3. Frieda wird ausgegrenzt
Frieda seufzte. Sie, nämlich alle anderen, bedienten wie so oft lässig ihre Mobiltelefone, wie um sie damit absichtlich nicht dabeizuhaben… sie ahnte ihre bösen Worte, und damit wurden sie vor ihrem inneren Auge nicht nur erschaffen, sondern brannten sich richtiggehend ein. Sie alle zeigten nach außen ihre Gemeinsamkeiten auf, doch Frieda? Ausgeschlossen zu sein lähmt. Sie war es müde. Einmal hatte Frieda am Handy einer Kollegin etwas über sich und ihre Beeinträchtigung gelesen, und nun reichten bereits der Anblick der nach unten geneigten Köpfe und der Blicke in ihre Richtung, um sie zu verunsichern. Was sie wohl wieder für garstige Worte und Smileys tippten? Sie wusste, man wollte sie auch dann wegreißen, wenn sie einmal jemanden gefunden hatte, der sie lieb behandelte. Man gönnte ihr die Freundschaft nicht. War es nur, weil sie anders war? Sie war traurig über diese Gleichgültigkeit und auch den Hass gegen Menschen, die irgendwie anders waren. Er traf sie nicht nur persönlich sehr, sondern auch in ihrem Wunsch nach einer besseren Welt, in der alle gleich wären. Die würden doch Vernunft annehmen? Irgendwie?

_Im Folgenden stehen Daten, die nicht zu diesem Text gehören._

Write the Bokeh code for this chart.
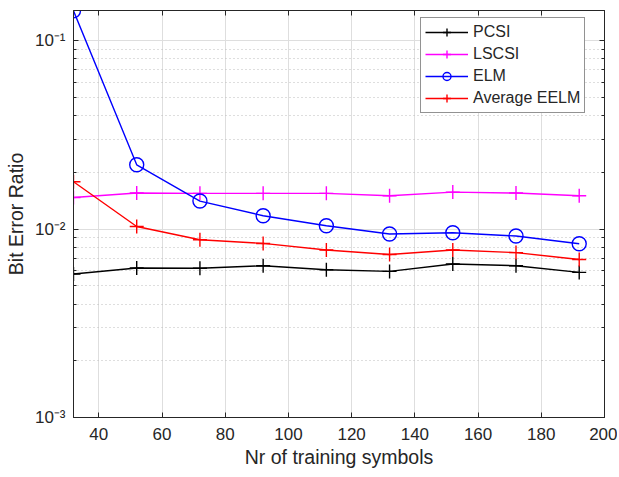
from bokeh.plotting import figure
from bokeh.models import (Range1d, FixedTicker, LinearAxis, LogAxis, Legend, LegendItem)
from bokeh.embed import file_html
from bokeh.resources import INLINE

# ---- data ----
x_symbols = [32, 52, 72, 92, 112, 132, 152, 172, 192]
pcsi = [0.00577, 0.00621, 0.00619, 0.00639, 0.00608, 0.00596, 0.00652, 0.00639, 0.00589]
lscsi = [0.01471, 0.01553, 0.01547, 0.01547, 0.01547, 0.01502, 0.01571, 0.01553, 0.01502]
elm = [0.1440, 0.02193, 0.01408, 0.01177, 0.01041, 0.00941, 0.00956, 0.00918, 0.00836]
avg_eelm = [0.01782, 0.01032, 0.00878, 0.00839, 0.00774, 0.00733, 0.00774, 0.00750, 0.00690]

x_ticks = [40, 60, 80, 100, 120, 140, 160, 180, 200]
y_ticks = [1e-3, 1e-2, 1e-1]
y_tick_labels = ["10\u207b\u00b3", "10\u207b\u00b2", "10\u207b\u00b9"]

series_names = ["PCSI", "LSCSI", "ELM", "Average EELM"]
series_colors = ["#000000", "#ff00ff", "#0000ff", "#ff0000"]
series_markers = ["cross", "cross", "circle", "cross"]

FONT = "Liberation Sans"
TXT = "#262626"

p = figure(width=617, height=475, y_axis_type="log",
           x_range=Range1d(32, 200), y_range=Range1d(1e-3, 0.1445),
           output_backend="svg", toolbar_location=None,
           min_border_left=73, min_border_right=13, min_border_top=10, min_border_bottom=58)

minor = [m * d for d in (1e-3, 1e-2, 1e-1) for m in range(2, 10)]
yt = FixedTicker(ticks=y_ticks, minor_ticks=minor)
xt = FixedTicker(ticks=x_ticks)

p.outline_line_color = TXT
p.outline_line_width = 1
p.background_fill_color = "white"
p.border_fill_color = "white"

# grids
p.xgrid.ticker = xt
p.xgrid.grid_line_color = "#dedede"
p.ygrid.ticker = yt
p.ygrid.grid_line_color = "#dedede"
p.ygrid.minor_grid_line_color = "#bdbdbd"
p.ygrid.minor_grid_line_dash = "1 3"

# axes
xa = p.xaxis[0]
xa.ticker = xt
xa.axis_label = "Nr of training symbols"
ya = p.yaxis[0]
ya.ticker = yt
ya.axis_label = "Bit Error Ratio"
ya.major_label_overrides = {v: s for v, s in zip(y_ticks, y_tick_labels)}

for ax in (xa, ya):
    ax.axis_line_color = TXT
    ax.major_tick_in = 5
    ax.major_tick_out = 0
    ax.minor_tick_in = 3
    ax.minor_tick_out = 0
    ax.major_tick_line_color = TXT
    ax.minor_tick_line_color = TXT
    ax.major_label_text_font = FONT
    ax.major_label_text_font_size = "17px"
    ax.major_label_text_color = TXT
    ax.axis_label_text_font = FONT
    ax.axis_label_text_font_size = "19.5px"
    ax.axis_label_text_font_style = "normal"
    ax.axis_label_text_color = TXT
xa.major_label_standoff = 10
xa.axis_label_standoff = 3
ya.major_label_standoff = 8
ya.axis_label_standoff = 5

# top and right ticks (no labels)
top = LinearAxis(ticker=xt, major_tick_in=5, major_tick_out=0, minor_tick_in=0, minor_tick_out=0,
                 major_label_overrides={t: "" for t in x_ticks}, major_label_standoff=0,
                 axis_line_color=TXT, major_tick_line_color=TXT)
right = LogAxis(ticker=yt, major_tick_in=5, major_tick_out=0, minor_tick_in=3, minor_tick_out=0,
                major_label_overrides={t: "" for t in y_ticks}, major_label_standoff=0,
                axis_line_color=TXT, major_tick_line_color=TXT, minor_tick_line_color=TXT)
p.add_layout(top, "above")
p.add_layout(right, "right")

items = []
all_series = [pcsi, lscsi, elm, avg_eelm]
for name, col, mk, ys in zip(series_names, series_colors, series_markers, all_series):
    r1 = p.line(x_symbols, ys, line_color=col, line_width=1.4)
    r2 = p.scatter(x_symbols, ys, marker=mk, size=14, line_color=col,
                   fill_color=None, line_width=1.4)
    items.append(LegendItem(label=name, renderers=[r1, r2]))

legend = Legend(items=items, location=(347, 304),
                label_text_font=FONT, label_text_font_size="16px", label_text_color=TXT,
                glyph_width=43, glyph_height=20, label_height=20, spacing=2,
                padding=4, margin=0, label_standoff=5,
                border_line_color=TXT, border_line_width=1,
                background_fill_color="white", background_fill_alpha=1)
p.add_layout(legend)

open("out.html", "w").write(file_html(p, INLINE))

Nein, niemand nahm Vernunft an. Kopfschüttelnd wählte Frieda einen Sitzplatz abseits von denen, die ihr das Leben so schwer machten. Ganz alleine. Wie rasend sich alles verändert hatte, vom offenen Spielen im Kindergarten hin zu einer strengen Ordnung, in der es nicht mehr gelang, irgendwo dazuzufinden. Ihre Identität war es, „die Andere“ zu sein, ohne dass sich jemand ein Herz fasste, sie wirklich kennenzulernen. Es kam Frieda so vor, als ob ein böser Tiger sie langsam und genüsslich zerreiße. Mit einer fürchterlichen Mordsgier, die ihr keinen Platz neben sich ließ… Würde überhaupt noch irgendjemand diese Schwermut durchbrechen?
Gemeinschaft als Anker
Doch, es gab da zwei andere, die Frieda kannten, und sie liebten, mit einem wilden Herzen, weil ihr so Böses geschah, und ruhigem Gemüt, weil sie ihr vertrauten, sie nicht dasselbe spüren zu lassen. Und umgekehrt, auch Frieda wusste, was Freundschaft war. Das ging so: Karim, Hilde und Frieda begrüßten einander herzlich und innig mit Umarmungen. Jeden für sich eine Weile nur drückend. „Ich würde so gerne öfters einmal so begrüßt werden wie eben“, gab Hilde mit einem Lächeln preis. Ihre inneren Stimmen schienen im Chor Zustimmung zu raunen. Die Distanz, die sonst so weit war zu den anderen nämlich, war bei ihnen dreien schnell überbrückt. Wie gut es tat. Hastig hatten sie ein bisschen Jause und ein paar Lieblingsbeschäftigungen mitgenommen. Ganz so als würde das Leben in einen Rucksack passen, erschien es ihnen. Karims Blick traf auf Friedas entschlossene Miene.